■ Data section:
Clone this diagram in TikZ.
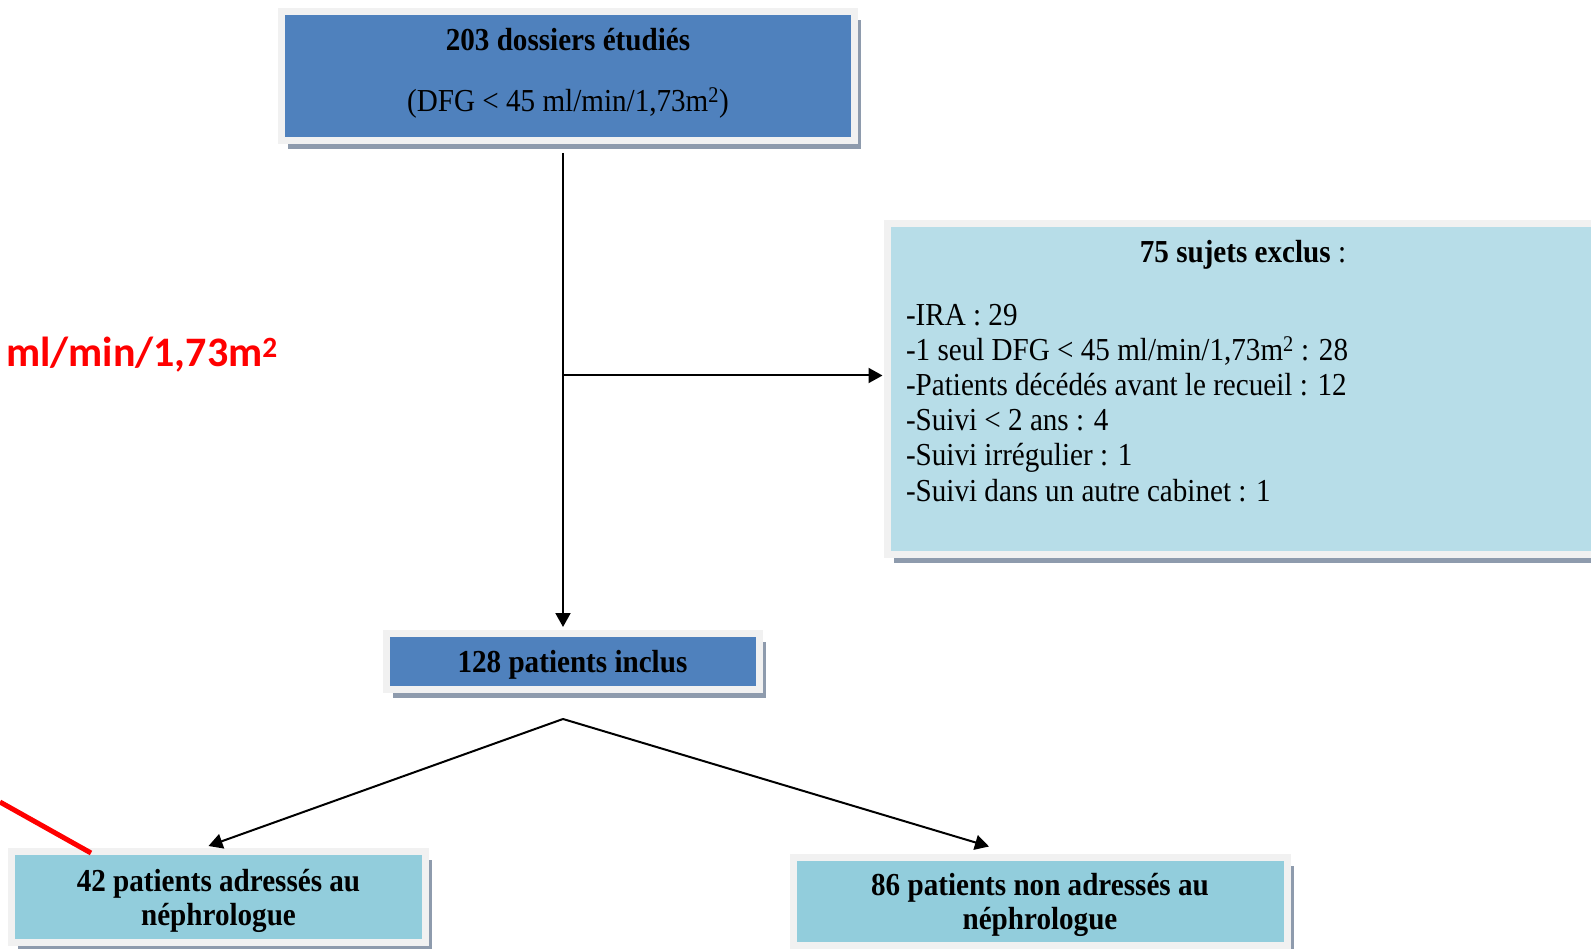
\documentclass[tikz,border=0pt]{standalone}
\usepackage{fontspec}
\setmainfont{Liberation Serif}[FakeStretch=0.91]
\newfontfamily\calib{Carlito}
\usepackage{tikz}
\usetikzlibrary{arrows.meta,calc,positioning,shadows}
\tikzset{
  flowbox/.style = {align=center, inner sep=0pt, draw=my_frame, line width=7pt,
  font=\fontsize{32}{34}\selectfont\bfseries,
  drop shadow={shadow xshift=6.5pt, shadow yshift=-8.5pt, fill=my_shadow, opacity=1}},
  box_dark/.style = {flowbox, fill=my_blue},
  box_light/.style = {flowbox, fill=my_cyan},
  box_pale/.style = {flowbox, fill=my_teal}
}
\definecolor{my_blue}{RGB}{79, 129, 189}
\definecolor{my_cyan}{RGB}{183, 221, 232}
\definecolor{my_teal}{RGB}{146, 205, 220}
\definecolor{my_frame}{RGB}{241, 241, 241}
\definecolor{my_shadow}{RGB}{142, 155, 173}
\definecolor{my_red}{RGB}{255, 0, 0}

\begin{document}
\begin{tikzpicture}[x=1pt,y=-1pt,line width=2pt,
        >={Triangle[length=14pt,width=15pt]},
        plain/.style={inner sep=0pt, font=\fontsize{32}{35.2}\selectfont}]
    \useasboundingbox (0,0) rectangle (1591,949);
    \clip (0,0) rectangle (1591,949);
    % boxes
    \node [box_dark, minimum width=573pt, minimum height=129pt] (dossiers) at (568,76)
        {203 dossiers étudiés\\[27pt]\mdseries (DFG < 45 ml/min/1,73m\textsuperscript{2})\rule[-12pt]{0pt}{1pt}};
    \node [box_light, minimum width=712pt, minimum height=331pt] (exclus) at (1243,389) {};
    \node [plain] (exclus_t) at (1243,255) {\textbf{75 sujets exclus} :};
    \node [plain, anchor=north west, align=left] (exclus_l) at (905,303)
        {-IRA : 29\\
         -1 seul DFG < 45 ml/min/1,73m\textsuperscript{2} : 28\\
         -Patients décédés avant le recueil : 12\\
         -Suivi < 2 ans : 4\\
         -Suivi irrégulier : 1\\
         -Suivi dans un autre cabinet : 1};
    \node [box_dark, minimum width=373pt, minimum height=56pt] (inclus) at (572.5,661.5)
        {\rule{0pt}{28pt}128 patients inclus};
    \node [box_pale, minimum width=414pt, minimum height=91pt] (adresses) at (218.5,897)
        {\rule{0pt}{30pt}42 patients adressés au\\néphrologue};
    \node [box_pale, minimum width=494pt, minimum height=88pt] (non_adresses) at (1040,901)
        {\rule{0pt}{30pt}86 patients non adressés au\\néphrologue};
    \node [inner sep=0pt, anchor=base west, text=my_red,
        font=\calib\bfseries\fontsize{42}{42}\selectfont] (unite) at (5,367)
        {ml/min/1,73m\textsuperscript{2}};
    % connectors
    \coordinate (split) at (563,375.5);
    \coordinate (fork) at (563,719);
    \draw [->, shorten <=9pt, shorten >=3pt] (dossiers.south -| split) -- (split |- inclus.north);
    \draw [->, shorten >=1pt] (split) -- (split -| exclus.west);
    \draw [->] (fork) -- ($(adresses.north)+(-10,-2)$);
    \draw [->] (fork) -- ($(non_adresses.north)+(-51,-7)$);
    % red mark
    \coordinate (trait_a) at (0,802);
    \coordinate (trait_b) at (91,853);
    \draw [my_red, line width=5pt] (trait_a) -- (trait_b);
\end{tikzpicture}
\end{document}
--
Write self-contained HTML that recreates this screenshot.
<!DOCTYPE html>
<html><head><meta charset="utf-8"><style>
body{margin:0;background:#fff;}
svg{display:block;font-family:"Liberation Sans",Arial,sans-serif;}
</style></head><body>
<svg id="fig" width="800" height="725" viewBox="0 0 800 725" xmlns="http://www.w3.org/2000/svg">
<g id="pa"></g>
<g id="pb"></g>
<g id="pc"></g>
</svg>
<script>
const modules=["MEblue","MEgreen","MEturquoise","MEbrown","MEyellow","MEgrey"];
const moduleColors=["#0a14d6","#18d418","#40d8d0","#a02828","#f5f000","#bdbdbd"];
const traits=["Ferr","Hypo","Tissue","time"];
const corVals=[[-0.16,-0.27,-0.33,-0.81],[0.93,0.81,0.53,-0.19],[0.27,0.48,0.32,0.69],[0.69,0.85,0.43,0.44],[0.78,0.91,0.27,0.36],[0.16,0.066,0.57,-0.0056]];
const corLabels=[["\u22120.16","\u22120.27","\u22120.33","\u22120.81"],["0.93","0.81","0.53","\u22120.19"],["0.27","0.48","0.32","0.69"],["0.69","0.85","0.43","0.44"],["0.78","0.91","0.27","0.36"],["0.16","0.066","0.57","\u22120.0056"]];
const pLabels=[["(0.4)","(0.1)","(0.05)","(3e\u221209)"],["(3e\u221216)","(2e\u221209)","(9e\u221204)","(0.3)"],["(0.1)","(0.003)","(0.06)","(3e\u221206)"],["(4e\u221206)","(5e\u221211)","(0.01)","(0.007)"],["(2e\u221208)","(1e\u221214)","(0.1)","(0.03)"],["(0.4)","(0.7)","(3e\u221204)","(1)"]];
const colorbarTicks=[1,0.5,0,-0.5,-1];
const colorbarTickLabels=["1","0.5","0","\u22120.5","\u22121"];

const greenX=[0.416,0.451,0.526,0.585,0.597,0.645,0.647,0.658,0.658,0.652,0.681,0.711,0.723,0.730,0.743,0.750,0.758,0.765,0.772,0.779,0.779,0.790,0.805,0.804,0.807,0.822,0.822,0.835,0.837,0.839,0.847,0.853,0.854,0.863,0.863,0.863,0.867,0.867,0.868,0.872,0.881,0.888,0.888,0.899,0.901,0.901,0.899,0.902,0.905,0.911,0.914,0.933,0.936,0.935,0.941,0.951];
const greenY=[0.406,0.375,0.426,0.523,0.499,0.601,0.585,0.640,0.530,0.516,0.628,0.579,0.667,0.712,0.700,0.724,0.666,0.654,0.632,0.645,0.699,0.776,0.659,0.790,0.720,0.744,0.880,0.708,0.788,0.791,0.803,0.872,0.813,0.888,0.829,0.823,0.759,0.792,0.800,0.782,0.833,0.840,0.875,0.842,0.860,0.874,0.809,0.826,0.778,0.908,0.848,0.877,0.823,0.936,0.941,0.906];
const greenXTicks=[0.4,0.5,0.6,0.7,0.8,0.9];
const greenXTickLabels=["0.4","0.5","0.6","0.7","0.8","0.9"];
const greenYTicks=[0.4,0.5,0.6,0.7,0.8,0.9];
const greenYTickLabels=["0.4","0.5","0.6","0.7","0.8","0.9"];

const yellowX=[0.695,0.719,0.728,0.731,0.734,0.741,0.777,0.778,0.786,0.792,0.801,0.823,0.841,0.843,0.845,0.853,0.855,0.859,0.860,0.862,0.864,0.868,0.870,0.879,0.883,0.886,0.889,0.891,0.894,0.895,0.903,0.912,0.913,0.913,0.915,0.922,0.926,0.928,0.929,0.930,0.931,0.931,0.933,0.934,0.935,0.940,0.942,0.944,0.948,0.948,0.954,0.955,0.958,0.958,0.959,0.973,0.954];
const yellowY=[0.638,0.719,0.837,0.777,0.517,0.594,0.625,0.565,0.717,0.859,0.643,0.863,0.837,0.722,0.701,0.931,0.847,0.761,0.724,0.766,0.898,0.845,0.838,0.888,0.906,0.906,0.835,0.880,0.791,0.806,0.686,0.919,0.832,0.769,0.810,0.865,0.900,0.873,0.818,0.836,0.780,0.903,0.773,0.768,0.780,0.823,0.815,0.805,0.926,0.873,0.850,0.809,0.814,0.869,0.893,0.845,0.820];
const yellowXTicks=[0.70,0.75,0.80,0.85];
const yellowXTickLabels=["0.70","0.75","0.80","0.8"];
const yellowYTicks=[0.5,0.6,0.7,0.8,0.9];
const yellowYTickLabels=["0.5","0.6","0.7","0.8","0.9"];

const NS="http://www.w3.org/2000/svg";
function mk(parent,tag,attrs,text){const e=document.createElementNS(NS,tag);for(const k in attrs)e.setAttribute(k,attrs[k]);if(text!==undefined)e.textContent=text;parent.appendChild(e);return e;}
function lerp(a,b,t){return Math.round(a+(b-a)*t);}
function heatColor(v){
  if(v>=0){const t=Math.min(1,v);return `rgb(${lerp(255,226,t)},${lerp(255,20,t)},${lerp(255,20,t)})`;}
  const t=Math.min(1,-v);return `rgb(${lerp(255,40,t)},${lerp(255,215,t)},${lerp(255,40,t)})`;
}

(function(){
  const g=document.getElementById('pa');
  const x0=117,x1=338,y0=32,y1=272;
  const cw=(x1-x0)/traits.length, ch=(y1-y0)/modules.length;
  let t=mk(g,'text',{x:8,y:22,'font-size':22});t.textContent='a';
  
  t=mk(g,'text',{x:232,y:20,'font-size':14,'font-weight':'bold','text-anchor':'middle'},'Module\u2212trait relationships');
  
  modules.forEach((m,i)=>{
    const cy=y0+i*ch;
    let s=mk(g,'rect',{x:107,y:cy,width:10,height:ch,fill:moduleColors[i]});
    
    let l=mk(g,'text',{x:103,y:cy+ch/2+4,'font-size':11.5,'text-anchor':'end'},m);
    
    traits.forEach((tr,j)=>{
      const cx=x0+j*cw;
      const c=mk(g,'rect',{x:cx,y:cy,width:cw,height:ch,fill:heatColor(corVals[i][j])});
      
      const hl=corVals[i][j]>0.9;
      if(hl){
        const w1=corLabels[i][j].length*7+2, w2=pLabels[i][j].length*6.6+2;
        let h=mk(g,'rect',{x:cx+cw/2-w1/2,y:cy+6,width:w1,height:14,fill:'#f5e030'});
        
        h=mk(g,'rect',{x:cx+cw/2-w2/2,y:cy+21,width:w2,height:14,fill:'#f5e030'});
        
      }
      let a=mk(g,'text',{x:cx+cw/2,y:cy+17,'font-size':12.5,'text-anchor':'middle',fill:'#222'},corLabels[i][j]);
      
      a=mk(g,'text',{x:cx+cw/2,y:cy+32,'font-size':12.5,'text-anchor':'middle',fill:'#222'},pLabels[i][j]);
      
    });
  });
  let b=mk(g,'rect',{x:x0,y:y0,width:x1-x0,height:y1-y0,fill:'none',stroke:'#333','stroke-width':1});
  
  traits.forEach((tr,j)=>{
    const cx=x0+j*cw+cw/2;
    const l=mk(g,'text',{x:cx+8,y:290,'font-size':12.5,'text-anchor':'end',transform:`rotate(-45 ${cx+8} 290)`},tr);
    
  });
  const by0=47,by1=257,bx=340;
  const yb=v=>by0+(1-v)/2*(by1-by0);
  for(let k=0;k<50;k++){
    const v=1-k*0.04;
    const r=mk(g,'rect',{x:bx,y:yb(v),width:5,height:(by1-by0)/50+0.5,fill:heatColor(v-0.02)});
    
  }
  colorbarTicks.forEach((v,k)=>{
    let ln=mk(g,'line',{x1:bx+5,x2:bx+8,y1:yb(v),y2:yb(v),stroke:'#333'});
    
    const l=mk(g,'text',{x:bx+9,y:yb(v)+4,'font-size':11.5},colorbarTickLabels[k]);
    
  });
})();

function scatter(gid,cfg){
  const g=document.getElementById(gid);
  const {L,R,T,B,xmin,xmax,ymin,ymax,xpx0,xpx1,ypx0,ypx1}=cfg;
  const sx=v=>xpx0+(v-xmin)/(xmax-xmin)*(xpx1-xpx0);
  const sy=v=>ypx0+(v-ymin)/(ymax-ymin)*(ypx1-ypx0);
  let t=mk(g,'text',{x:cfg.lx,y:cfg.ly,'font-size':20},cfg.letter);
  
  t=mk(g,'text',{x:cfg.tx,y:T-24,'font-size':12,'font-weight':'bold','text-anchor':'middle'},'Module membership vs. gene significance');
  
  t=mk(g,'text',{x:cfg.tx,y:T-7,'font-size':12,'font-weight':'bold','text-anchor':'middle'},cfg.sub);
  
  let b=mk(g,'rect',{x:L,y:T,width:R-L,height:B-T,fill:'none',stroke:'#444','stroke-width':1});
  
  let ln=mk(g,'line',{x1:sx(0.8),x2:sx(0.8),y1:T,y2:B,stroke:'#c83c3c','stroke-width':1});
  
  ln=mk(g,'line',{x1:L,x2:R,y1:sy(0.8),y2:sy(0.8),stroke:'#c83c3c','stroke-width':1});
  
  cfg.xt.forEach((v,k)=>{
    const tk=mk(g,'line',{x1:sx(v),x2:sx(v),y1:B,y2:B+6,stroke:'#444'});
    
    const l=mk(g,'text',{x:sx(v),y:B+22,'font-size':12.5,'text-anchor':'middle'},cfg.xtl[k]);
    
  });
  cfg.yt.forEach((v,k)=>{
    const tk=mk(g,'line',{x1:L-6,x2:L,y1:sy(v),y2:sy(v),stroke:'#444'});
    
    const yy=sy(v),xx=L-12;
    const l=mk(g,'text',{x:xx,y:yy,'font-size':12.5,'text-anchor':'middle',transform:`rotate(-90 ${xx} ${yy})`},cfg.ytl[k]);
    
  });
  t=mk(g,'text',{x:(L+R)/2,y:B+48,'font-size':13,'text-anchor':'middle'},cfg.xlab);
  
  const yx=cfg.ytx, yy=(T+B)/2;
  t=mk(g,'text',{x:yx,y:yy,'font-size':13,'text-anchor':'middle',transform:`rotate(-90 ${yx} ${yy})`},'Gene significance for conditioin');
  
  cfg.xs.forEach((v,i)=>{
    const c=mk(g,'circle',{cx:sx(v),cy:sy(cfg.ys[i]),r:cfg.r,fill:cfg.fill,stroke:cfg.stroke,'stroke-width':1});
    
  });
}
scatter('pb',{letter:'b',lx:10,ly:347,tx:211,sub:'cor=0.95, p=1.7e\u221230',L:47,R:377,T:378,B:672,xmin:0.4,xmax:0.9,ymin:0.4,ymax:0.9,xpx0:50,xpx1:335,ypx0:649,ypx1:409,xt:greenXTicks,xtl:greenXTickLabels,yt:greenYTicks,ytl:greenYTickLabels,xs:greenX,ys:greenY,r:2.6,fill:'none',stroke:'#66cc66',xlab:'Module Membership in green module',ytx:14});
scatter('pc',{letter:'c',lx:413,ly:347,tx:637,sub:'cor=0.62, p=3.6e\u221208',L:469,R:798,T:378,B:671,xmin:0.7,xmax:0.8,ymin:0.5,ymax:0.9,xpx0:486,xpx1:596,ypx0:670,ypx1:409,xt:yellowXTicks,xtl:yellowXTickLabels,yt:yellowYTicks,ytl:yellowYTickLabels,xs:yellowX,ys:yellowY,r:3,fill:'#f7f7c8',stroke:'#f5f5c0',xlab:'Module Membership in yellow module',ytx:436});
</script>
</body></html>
* * *
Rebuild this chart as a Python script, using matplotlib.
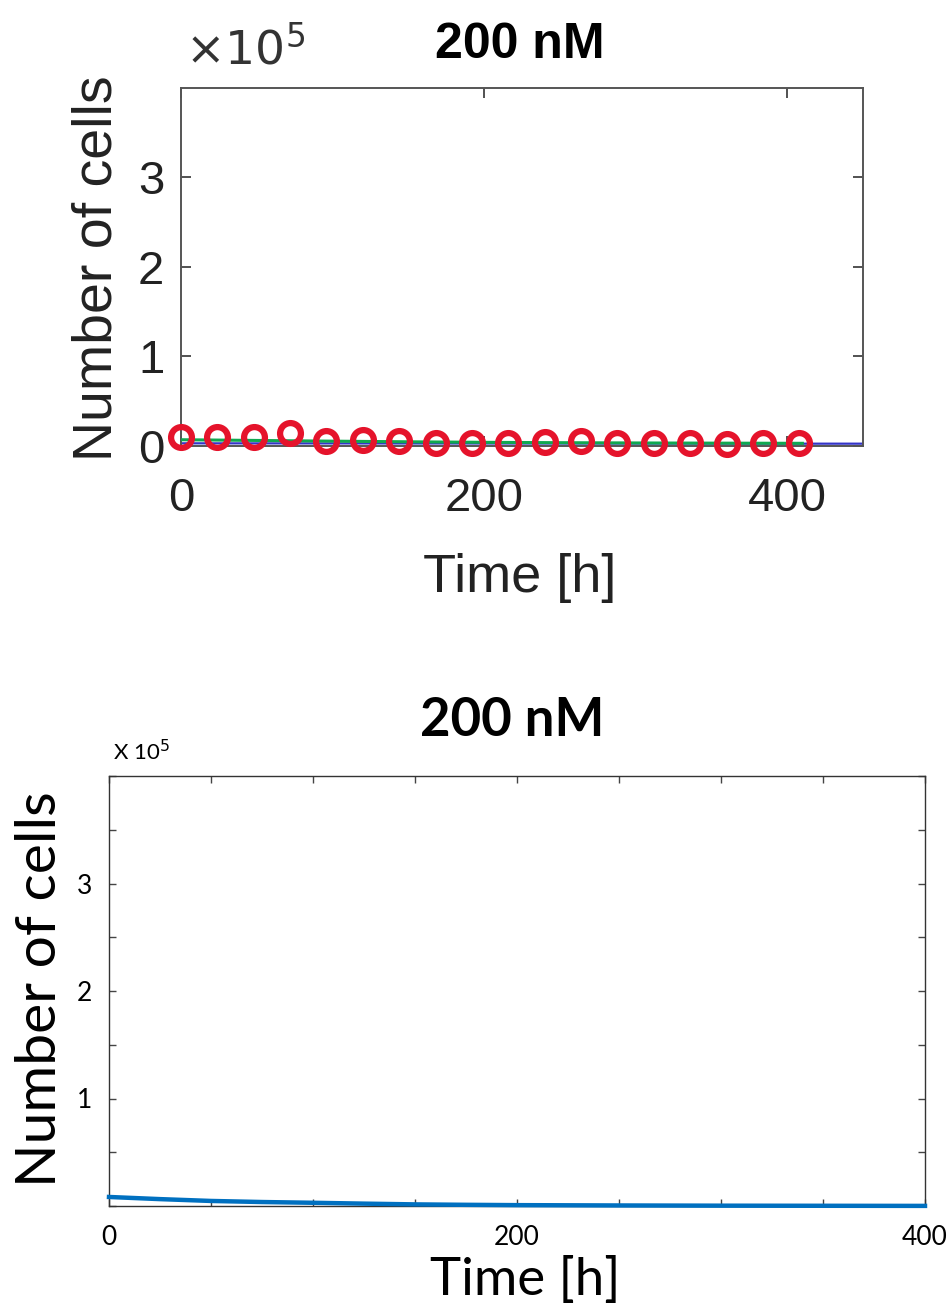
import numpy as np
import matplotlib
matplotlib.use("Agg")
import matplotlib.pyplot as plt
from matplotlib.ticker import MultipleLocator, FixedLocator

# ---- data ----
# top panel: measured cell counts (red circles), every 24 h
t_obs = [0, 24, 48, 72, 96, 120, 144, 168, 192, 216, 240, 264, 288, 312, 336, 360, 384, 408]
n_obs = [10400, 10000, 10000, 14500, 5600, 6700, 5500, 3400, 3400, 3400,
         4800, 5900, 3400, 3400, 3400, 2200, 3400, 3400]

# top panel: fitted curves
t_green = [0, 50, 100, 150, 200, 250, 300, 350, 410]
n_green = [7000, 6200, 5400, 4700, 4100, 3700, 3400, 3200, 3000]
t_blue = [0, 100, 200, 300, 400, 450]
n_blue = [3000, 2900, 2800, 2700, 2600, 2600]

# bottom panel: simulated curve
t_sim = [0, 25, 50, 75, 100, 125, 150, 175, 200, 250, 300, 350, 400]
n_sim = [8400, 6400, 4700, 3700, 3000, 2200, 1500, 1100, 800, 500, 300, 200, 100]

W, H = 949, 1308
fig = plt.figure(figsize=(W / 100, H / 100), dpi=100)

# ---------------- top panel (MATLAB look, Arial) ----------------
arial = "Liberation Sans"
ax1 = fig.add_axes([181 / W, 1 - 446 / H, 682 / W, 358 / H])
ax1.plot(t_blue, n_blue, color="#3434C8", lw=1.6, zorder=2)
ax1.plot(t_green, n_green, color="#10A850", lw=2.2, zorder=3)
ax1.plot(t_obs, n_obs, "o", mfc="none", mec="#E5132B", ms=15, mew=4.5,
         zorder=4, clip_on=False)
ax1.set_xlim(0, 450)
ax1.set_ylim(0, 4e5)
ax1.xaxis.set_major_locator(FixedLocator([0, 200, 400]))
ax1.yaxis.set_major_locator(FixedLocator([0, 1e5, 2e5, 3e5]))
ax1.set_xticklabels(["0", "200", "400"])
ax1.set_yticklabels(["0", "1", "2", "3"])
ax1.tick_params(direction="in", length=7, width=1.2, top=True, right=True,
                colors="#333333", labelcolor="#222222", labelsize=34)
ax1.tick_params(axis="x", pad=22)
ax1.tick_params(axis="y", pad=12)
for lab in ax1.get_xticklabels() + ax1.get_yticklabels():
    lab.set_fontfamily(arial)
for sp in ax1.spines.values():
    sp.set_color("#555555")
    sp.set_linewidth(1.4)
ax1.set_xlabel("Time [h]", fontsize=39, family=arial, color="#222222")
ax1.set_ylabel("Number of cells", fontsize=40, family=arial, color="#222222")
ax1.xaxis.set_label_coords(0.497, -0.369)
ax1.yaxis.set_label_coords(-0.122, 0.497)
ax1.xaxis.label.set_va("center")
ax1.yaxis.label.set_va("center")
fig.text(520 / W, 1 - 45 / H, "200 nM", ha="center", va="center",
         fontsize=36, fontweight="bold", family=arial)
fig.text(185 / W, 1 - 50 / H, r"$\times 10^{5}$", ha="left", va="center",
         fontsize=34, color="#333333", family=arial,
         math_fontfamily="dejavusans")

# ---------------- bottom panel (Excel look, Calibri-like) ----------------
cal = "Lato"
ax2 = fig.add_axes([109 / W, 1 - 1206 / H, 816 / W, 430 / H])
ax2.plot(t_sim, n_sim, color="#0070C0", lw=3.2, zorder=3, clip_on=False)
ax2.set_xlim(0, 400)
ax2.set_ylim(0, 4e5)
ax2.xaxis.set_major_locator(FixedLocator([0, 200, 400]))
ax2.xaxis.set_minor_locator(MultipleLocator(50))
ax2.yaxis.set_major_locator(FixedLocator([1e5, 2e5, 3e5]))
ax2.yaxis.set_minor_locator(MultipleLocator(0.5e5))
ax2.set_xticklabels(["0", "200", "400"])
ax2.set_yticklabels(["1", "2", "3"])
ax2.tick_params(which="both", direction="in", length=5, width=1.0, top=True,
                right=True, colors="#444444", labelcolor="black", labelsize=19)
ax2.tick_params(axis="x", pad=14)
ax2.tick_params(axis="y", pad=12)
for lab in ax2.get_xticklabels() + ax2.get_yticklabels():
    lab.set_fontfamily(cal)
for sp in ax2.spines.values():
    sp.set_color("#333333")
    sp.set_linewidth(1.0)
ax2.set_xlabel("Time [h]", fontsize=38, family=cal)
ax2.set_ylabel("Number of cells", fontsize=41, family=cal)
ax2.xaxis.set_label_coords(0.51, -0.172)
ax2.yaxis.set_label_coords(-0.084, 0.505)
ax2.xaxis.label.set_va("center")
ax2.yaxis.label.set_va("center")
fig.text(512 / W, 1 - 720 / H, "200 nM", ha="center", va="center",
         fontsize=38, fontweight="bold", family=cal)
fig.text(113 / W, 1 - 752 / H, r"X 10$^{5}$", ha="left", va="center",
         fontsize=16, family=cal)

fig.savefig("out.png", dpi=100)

■ Work to complete:
Copy exactly the part of the material above that opens with the line containing "Rebuild this chart" and closes with the line containing "n_blue = [3000, 2900, 2800, 2700, 2600, 2600]", ends included. Drop the images.

■ The solution:
Rebuild this chart as a Python script, using matplotlib.
import numpy as np
import matplotlib
matplotlib.use("Agg")
import matplotlib.pyplot as plt
from matplotlib.ticker import MultipleLocator, FixedLocator

# ---- data ----
# top panel: measured cell counts (red circles), every 24 h
t_obs = [0, 24, 48, 72, 96, 120, 144, 168, 192, 216, 240, 264, 288, 312, 336, 360, 384, 408]
n_obs = [10400, 10000, 10000, 14500, 5600, 6700, 5500, 3400, 3400, 3400,
         4800, 5900, 3400, 3400, 3400, 2200, 3400, 3400]

# top panel: fitted curves
t_green = [0, 50, 100, 150, 200, 250, 300, 350, 410]
n_green = [7000, 6200, 5400, 4700, 4100, 3700, 3400, 3200, 3000]
t_blue = [0, 100, 200, 300, 400, 450]
n_blue = [3000, 2900, 2800, 2700, 2600, 2600]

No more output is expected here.